Ils rabâchent sans cesse et malgré toutes les évidences, les mêmes mensonges, à savoir que le projet abolitionniste c’est la prohibition de la prostitution, alors que c’est justement l’inverse : les abolitionnistes veulent eux-aussi, l’abrogation du délit de racolage, mais également des alternatives sociales et économiques à la prostitution, des mesures d’éducation et de pénalisation du client prostitueur afin de les conscientiser à l’égalité femme-homme, au respect de la personne humaine et à une sexualité libre et hors des lois du marché, et enfin, des mesures de lutte sans merci contre la traite et les réseaux qui inondent nos trottoirs.

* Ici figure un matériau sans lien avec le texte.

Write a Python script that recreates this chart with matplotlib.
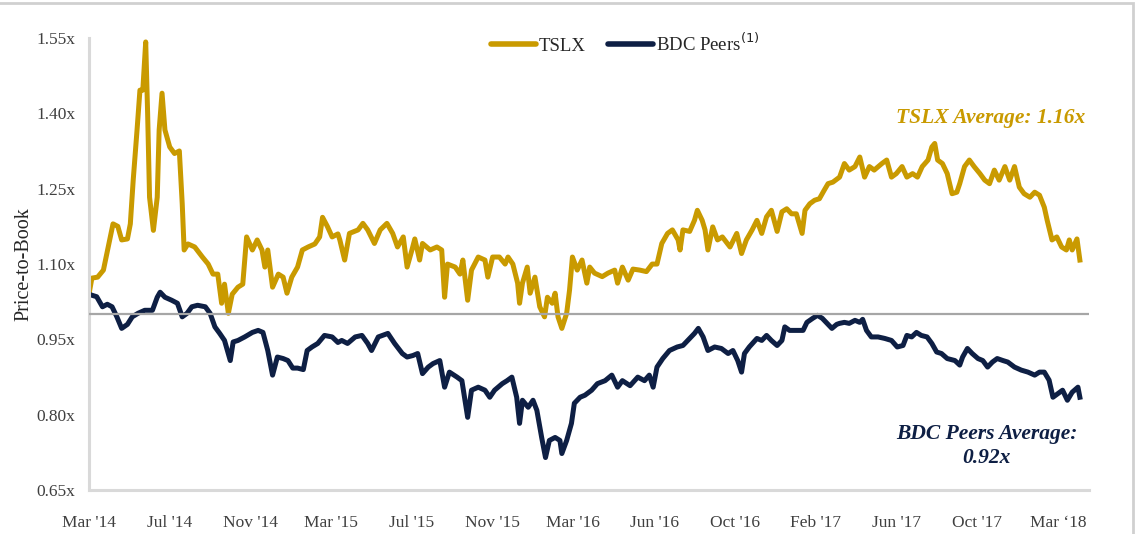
import matplotlib
matplotlib.use('Agg')
import matplotlib.pyplot as plt
from matplotlib.lines import Line2D
from matplotlib.patches import Rectangle

# trading-day index (category axis) and price-to-book multiples
tslx_day = [0, 3, 9, 15, 20, 25, 30, 34, 40, 43, 46, 50, 53, 56, 59, 61, 63, 67, 71, 73,
            76, 79, 84, 89, 94, 97, 99, 103, 110, 118, 124, 129, 134, 138, 141, 145, 149, 155, 160, 164,
            170, 175, 180, 183, 186, 191, 197, 202, 206, 211, 217, 222, 228, 235, 240, 243, 248, 253, 259, 261,
            266, 271, 280, 285, 290, 297, 303, 310, 316, 321, 327, 331, 336, 339, 344, 347, 355, 362, 367, 370,
            373, 381, 386, 389, 394, 398, 405, 412, 415, 420, 427, 433, 436, 441, 446, 448, 451, 456, 459, 464,
            469, 474, 477, 482, 485, 488, 492, 497, 500, 503, 508, 513, 518, 521, 526, 534, 540, 547, 550, 555,
            561, 566, 573, 580, 586, 591, 596, 602, 607, 613, 615, 618, 625, 630, 633, 638, 641, 644, 649, 654,
            659, 667, 674, 679, 684, 690, 695, 700, 705, 710, 716, 721, 726, 731, 736, 742, 745, 750, 755, 760,
            765, 769, 774, 779, 781, 786, 791, 797, 802, 807, 812, 817, 825, 830, 835, 840, 846, 851, 857, 862,
            867, 873, 877, 880, 883, 888, 893, 898, 903, 906, 911, 916, 921, 927, 932, 937, 942, 947, 953, 958,
            963, 968, 973, 979, 984, 989, 994, 997, 1002, 1007, 1012, 1017, 1020, 1023, 1028, 1031]
tslx_pb = [1.040, 1.072, 1.074, 1.088, 1.134, 1.180, 1.175, 1.148, 1.150, 1.180, 1.267, 1.367, 1.446, 1.446, 1.542, 1.400, 1.233, 1.167, 1.233, 1.367,
           1.440, 1.367, 1.333, 1.320, 1.325, 1.220, 1.128, 1.140, 1.134, 1.114, 1.100, 1.080, 1.080, 1.022, 1.060, 1.002, 1.040, 1.054, 1.060, 1.154,
           1.128, 1.148, 1.128, 1.094, 1.128, 1.054, 1.080, 1.074, 1.042, 1.074, 1.094, 1.128, 1.134, 1.140, 1.154, 1.193, 1.175, 1.154, 1.160, 1.148,
           1.108, 1.161, 1.168, 1.181, 1.168, 1.141, 1.168, 1.181, 1.161, 1.134, 1.154, 1.094, 1.128, 1.150, 1.108, 1.141, 1.128, 1.134, 1.128, 1.034,
           1.100, 1.094, 1.080, 1.108, 1.028, 1.088, 1.114, 1.108, 1.074, 1.114, 1.114, 1.100, 1.114, 1.100, 1.062, 1.022, 1.062, 1.094, 1.042, 1.074,
           1.015, 0.995, 1.034, 1.022, 1.042, 0.995, 0.972, 1.002, 1.048, 1.114, 1.088, 1.108, 1.062, 1.094, 1.082, 1.075, 1.082, 1.088, 1.062, 1.094,
           1.068, 1.090, 1.088, 1.085, 1.100, 1.100, 1.141, 1.161, 1.168, 1.148, 1.128, 1.168, 1.165, 1.187, 1.207, 1.187, 1.168, 1.128, 1.174, 1.148,
           1.154, 1.134, 1.161, 1.121, 1.148, 1.168, 1.187, 1.161, 1.194, 1.207, 1.165, 1.204, 1.210, 1.200, 1.200, 1.161, 1.207, 1.220, 1.227, 1.230,
           1.247, 1.260, 1.263, 1.270, 1.273, 1.300, 1.287, 1.294, 1.313, 1.273, 1.294, 1.287, 1.300, 1.307, 1.273, 1.280, 1.294, 1.273, 1.280, 1.273,
           1.294, 1.307, 1.333, 1.340, 1.307, 1.300, 1.280, 1.240, 1.243, 1.260, 1.294, 1.307, 1.294, 1.280, 1.267, 1.260, 1.287, 1.267, 1.294, 1.267,
           1.294, 1.253, 1.240, 1.233, 1.243, 1.237, 1.213, 1.187, 1.148, 1.154, 1.134, 1.128, 1.148, 1.128, 1.150, 1.108]

bdc_day = [0, 3, 8, 14, 19, 24, 29, 34, 40, 45, 51, 58, 66, 71, 74, 79, 86, 92, 97, 102,
           107, 113, 121, 126, 131, 136, 141, 147, 150, 155, 162, 170, 176, 181, 186, 191, 196, 202, 207, 212,
           217, 223, 227, 232, 238, 245, 253, 259, 263, 269, 277, 284, 290, 294, 301, 311, 318, 326, 331, 337,
           342, 347, 353, 358, 365, 370, 375, 383, 388, 394, 398, 405, 412, 417, 422, 430, 435, 440, 445, 448,
           451, 457, 462, 466, 471, 475, 479, 485, 490, 492, 497, 502, 505, 511, 516, 523, 529, 537, 544, 550,
           555, 563, 571, 578, 583, 587, 591, 597, 604, 612, 618, 625, 630, 634, 639, 644, 651, 658, 665, 670,
           675, 679, 682, 687, 695, 700, 705, 710, 716, 721, 724, 729, 736, 743, 747, 753, 758, 763, 769, 773,
           778, 781, 786, 791, 797, 802, 805, 809, 814, 821, 828, 835, 841, 847, 851, 856, 861, 866, 872, 877,
           882, 887, 893, 901, 906, 909, 914, 919, 925, 930, 935, 940, 945, 951, 956, 963, 970, 977, 984, 989,
           994, 999, 1003, 1008, 1013, 1018, 1023, 1029, 1031]
bdc_pb = [1.040, 1.038, 1.035, 1.015, 1.020, 1.015, 0.995, 0.972, 0.980, 0.995, 1.002, 1.008, 1.008, 1.034, 1.044, 1.034, 1.028, 1.022, 0.995, 1.002,
          1.015, 1.018, 1.015, 1.002, 0.975, 0.962, 0.948, 0.908, 0.945, 0.948, 0.955, 0.964, 0.968, 0.964, 0.928, 0.879, 0.915, 0.912, 0.908, 0.893,
          0.893, 0.890, 0.928, 0.935, 0.942, 0.958, 0.955, 0.944, 0.948, 0.942, 0.955, 0.958, 0.942, 0.928, 0.955, 0.962, 0.942, 0.922, 0.915, 0.918,
          0.922, 0.882, 0.895, 0.902, 0.908, 0.855, 0.885, 0.875, 0.868, 0.795, 0.849, 0.855, 0.849, 0.835, 0.849, 0.862, 0.868, 0.875, 0.835, 0.783,
          0.829, 0.815, 0.829, 0.809, 0.755, 0.715, 0.749, 0.755, 0.749, 0.723, 0.749, 0.783, 0.823, 0.835, 0.839, 0.849, 0.862, 0.868, 0.879, 0.855,
          0.868, 0.858, 0.875, 0.868, 0.879, 0.855, 0.895, 0.912, 0.928, 0.935, 0.938, 0.952, 0.962, 0.972, 0.955, 0.928, 0.935, 0.932, 0.922, 0.928,
          0.908, 0.885, 0.922, 0.935, 0.952, 0.948, 0.958, 0.948, 0.938, 0.948, 0.975, 0.968, 0.968, 0.968, 0.984, 0.992, 0.998, 0.992, 0.980, 0.972,
          0.980, 0.982, 0.984, 0.982, 0.988, 0.984, 0.990, 0.968, 0.955, 0.955, 0.952, 0.948, 0.935, 0.938, 0.958, 0.955, 0.964, 0.958, 0.955, 0.942,
          0.925, 0.922, 0.912, 0.908, 0.899, 0.915, 0.932, 0.922, 0.912, 0.908, 0.895, 0.905, 0.912, 0.908, 0.905, 0.895, 0.889, 0.885, 0.879, 0.885,
          0.885, 0.869, 0.835, 0.842, 0.849, 0.829, 0.845, 0.855, 0.835]

tick_days = [0, 84, 168, 252, 336, 420, 504, 588, 672, 756, 840, 924, 1008]
tick_labels = ["Mar '14", "Jul '14", "Nov '14", "Mar '15", "Jul '15", "Nov '15", "Mar '16",
               "Jun '16", "Oct '16", "Feb '17", "Jun '17", "Oct '17", "Mar \u201818"]
y_ticks = [0.65, 0.80, 0.95, 1.10, 1.25, 1.40, 1.55]
par_line = 1.0

GOLD = '#C99A00'
NAVY = '#0E1F44'
plt.rcParams['font.family'] = ['Liberation Serif', 'DejaVu Serif']

fig = plt.figure(figsize=(11.41, 5.34), dpi=100)
ax = fig.add_axes([0.078, 0.082, 0.876, 0.847])

ax.plot(tslx_day, tslx_pb, color=GOLD, lw=3.6, solid_joinstyle='round', zorder=2)
ax.plot(bdc_day, bdc_pb, color=NAVY, lw=3.6, solid_joinstyle='round', zorder=2)
ax.axhline(par_line, color='#a6a6a6', lw=1.6, zorder=3)

ax.set_xlim(0, 1040)
ax.set_ylim(0.65, 1.55)
ax.set_xticks(tick_days)
ax.set_xticklabels(tick_labels)
ax.set_yticks(y_ticks)
ax.set_yticklabels(['%.2fx' % v for v in y_ticks])
ax.tick_params(length=0, labelsize=12.5, colors='#404040', pad=10)
ax.tick_params(axis='x', pad=18)
for s in ['top', 'right']:
    ax.spines[s].set_visible(False)
for s in ['left', 'bottom']:
    ax.spines[s].set_color('#d9d9d9')
    ax.spines[s].set_linewidth(2.2)
ax.set_ylabel('Price-to-Book', fontsize=14.5, color='#262626', labelpad=2)

handles = [Line2D([], [], color=GOLD, lw=4, solid_capstyle='round'),
           Line2D([], [], color=NAVY, lw=4, solid_capstyle='round')]
fig.legend(handles, ['TSLX', 'BDC Peers$^{(1)}$'], loc='center', bbox_to_anchor=(0.548, 0.918),
           ncol=2, frameon=False, fontsize=13.5, handlelength=2.4, handletextpad=0.15,
           columnspacing=1.2, labelcolor='#262626')

ax.text(0.997, 0.823, 'TSLX Average: 1.16x', transform=ax.transAxes, ha='right', va='center',
        fontsize=15.5, style='italic', weight='bold', color=GOLD)
ax.text(0.898, 0.098, 'BDC Peers Average:\n0.92x', transform=ax.transAxes, ha='center', va='center',
        fontsize=15.5, style='italic', weight='bold', color=NAVY, linespacing=1.25)

fig.patches.append(Rectangle((-0.01, -0.01), 1.003, 1.004, transform=fig.transFigure,
                             fill=False, edgecolor='#d0d0d0', lw=2))

fig.savefig('out.png', dpi=100)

Tout le projet est exposé avec transparence sur ce blog : http://abolition13avril.wordpress.com/2013/04/17/systeme-prostitueur-apres-labolition-citoyenne-labolition-legislative/
Et puis, la liberté dont ils nous parlent, qu’elle est-elle ? La liberté d’exploiter, d’aliéner, de briser des femmes au nom d’une prétendue « créance » patriarcale à la sexualité ? Et toute cette souffrance pour enrichir qui ?

Les thèses patriarcales et néolibérales d’Act-Up sont préjudiciables aux femmes. Alors si nous sommes habitué-e-s à la récupération politique de ceux qui sont habiles à ramasser les lauriers que d’autres ont semés et pouvons dans certains cas et notamment quand l’intérêt collectif l’exige, faire preuve d’indulgence, vis-à vis de tels soutiens de l’exploitation des femmes, pour moi, c’est non et ce sera toujours non, d’autant plus si ça ne présente aucun intérêt stratégique.

Bien entendu, l’important n’est pas là. Ce qui compte c’est que le mardi 23 avril et même si beaucoup reste à faire, toutes les générations de militant-e-s qui ont œuvré à cet objectif, toutes les lesbiennes et les gays de ce pays, s’approcheront un peu plus de l’égalité des droits en France.